Un tema ricorrente, negli eventi di Make in Italy, è la crescente tendenza all’automazione incrociata con il digitale. Marco Bettiol, docente di Internet Marketing all’università di Padova, ne ha parlato nel corso del convegno «Il 4.0 a misura di piccoli», venerdì 8 giugno. «La domanda che dobbiamo farci – sottolinea lo studioso – è “perché” il 4.0 dovrebbe essere solo per le aziende “grandi”. In realtà, infatti, in Italia non è così: una ricerca condotta dal Laboratorio Manifattura digitale dell’università di Padova ha messo in luce che, nel 2017, in Italia il 18% delle aziende usa tecnologie 4.0 e sono soprattutto le medie e piccole ad averle adottate».

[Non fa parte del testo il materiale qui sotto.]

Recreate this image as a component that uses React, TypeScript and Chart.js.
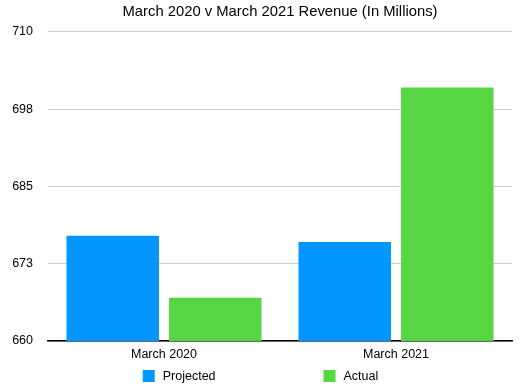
import React, { useEffect, useRef } from "react";
import { Chart, registerables } from "chart.js";

Chart.register(...registerables);

const categories = ["March 2020", "March 2021"];
const projected = [677, 676];
const actual = [667, 701];
const seriesLabels = ["Projected", "Actual"];
const seriesColors = ["#0396FF", "#57D644"];
const yMin = 660;
const yMax = 710;
const yStep = 12.5;

const FONT = "'Liberation Sans', Arial, Helvetica, sans-serif";

const bottomLegend = {
  id: "bottomLegend",
  afterDraw(chart: any) {
    const ctx = chart.ctx;
    const size = 12.5;
    const box = 12;
    const textGap = 8;
    const itemGap = 108;
    ctx.save();
    ctx.font = `${size}px ${FONT}`;
    const items = chart.data.datasets.map((d: any) => ({
      label: d.label,
      color: d.backgroundColor,
      w: box + textGap + ctx.measureText(d.label).width,
    }));
    const total = items.reduce((s: number, it: any) => s + it.w, 0) + itemGap * (items.length - 1);
    let x = (chart.width - total) / 2;
    const y = chart.height - 15;
    ctx.textBaseline = "middle";
    ctx.textAlign = "left";
    items.forEach((it: any) => {
      ctx.fillStyle = it.color;
      ctx.fillRect(x, y - box / 2, box, box);
      ctx.fillStyle = "#000";
      ctx.fillText(it.label, x + box + textGap, y + 0.5);
      x += it.w + itemGap;
    });
    ctx.restore();
  },
};

export default function App() {
  const ref = useRef<HTMLCanvasElement | null>(null);
  useEffect(() => {
    if (!ref.current) return;
    const chart = new Chart(ref.current, {
      type: "bar",
      data: {
        labels: categories,
        datasets: [
          { label: seriesLabels[0], data: projected, backgroundColor: seriesColors[0] },
          { label: seriesLabels[1], data: actual, backgroundColor: seriesColors[1] },
        ],
      },
      options: {
        animation: false,
        responsive: false,
        maintainAspectRatio: false,
        layout: { autoPadding: false, padding: { left: 12, right: 9, top: 0, bottom: 23 } },
        datasets: {
          bar: { categoryPercentage: 0.884, barPercentage: 0.902 },
        },
        plugins: {
          legend: { display: false },
          tooltip: { enabled: false },
          title: {
            display: true,
            fullSize: false,
            text: "March 2020 v March 2021 Revenue (In Millions)",
            color: "#000",
            font: { family: FONT, size: 14.8, weight: "normal" },
            padding: { top: 3, bottom: 11 },
          },
        },
        scales: {
          x: {
            grid: { display: false, drawTicks: false },
            border: { display: true, color: "#000", width: 1.5 },
            ticks: { color: "#000", font: { family: FONT, size: 12.5 }, padding: 6 },
          },
          y: {
            min: yMin,
            max: yMax,
            grid: { color: "#cccccc", lineWidth: 1, drawTicks: false },
            border: { display: false },
            ticks: {
              stepSize: yStep,
              color: "#000",
              font: { family: FONT, size: 12.5 },
              padding: 15,
              callback: (v: any) => String(Math.round(Number(v))),
            },
            afterFit: (s: any) => {
              s.width = 36;
            },
          },
        },
      },
      plugins: [bottomLegend],
    });
    return () => chart.destroy();
  }, []);
  return (
    <div style={{ position: "fixed", left: 0, top: 0, width: 521, height: 391, background: "#fff" }}>
      <canvas ref={ref} width={521} height={391} style={{ display: "block" }} />
    </div>
  );
}
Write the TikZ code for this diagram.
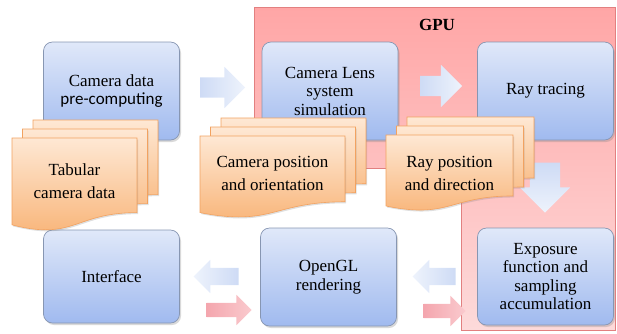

Il piano governativo varato dall’ex ministro allo Sviluppo economico Carlo Calenda viene visto con favore: «Avrà un effetto-volano. Ma è importante evidenziare che la trasformazione e l’implementazione di innovazioni tecnologiche era già in atto in moltissime Pmi già prima che il programma di incentivi fosse varato, è in corso da dieci anni cioè dall’indomani dello scoppio della grande crisi – riprende Bettiol –. Un aspetto di estremo interesse è che le nostre imprese stanno usando queste tecnologie per esaltare la propria dimensione artigianale. Diventano una sorta di “super artigiani”, innovano per aumentare la capacità di produrre su misura».
Non è nemmeno una questione di dimensione aziendale, bensì di capacità di soddisfare il cliente. «Se avevamo il timore che queste tecnologie cancellassero l’artigianalità, in Italia e nel Veneto sta accadendo esattamente il contrario». Bettiol cita casi pratici: aziende del mobile che, impiegando robot per le lavorazioni ripetitive, ora possono spostare i dipendenti in lavorazioni specifiche di più alta qualità; o tacchifici che, nella Riviera del Brenta, hanno adottato stampanti 3d, macchine a controllo numerico e strumenti per far interagire i propri modellisti con gli stilisti che, da tutto il mondo, seguono i progetti.
«La tecnologia aiuta l’azienda a essere ancora più artigianale, perché ora i modellisti possono occuparsi a tempo pieno della collaborazione con gli stilisti. L’azienda ha potuto persino assumere un maestro mosaicista che crea mosaici su tacchi ogni volta diversi: l’automatizzazione dei processi – conclude il docente – permette di aumentare la quota di artigianalità».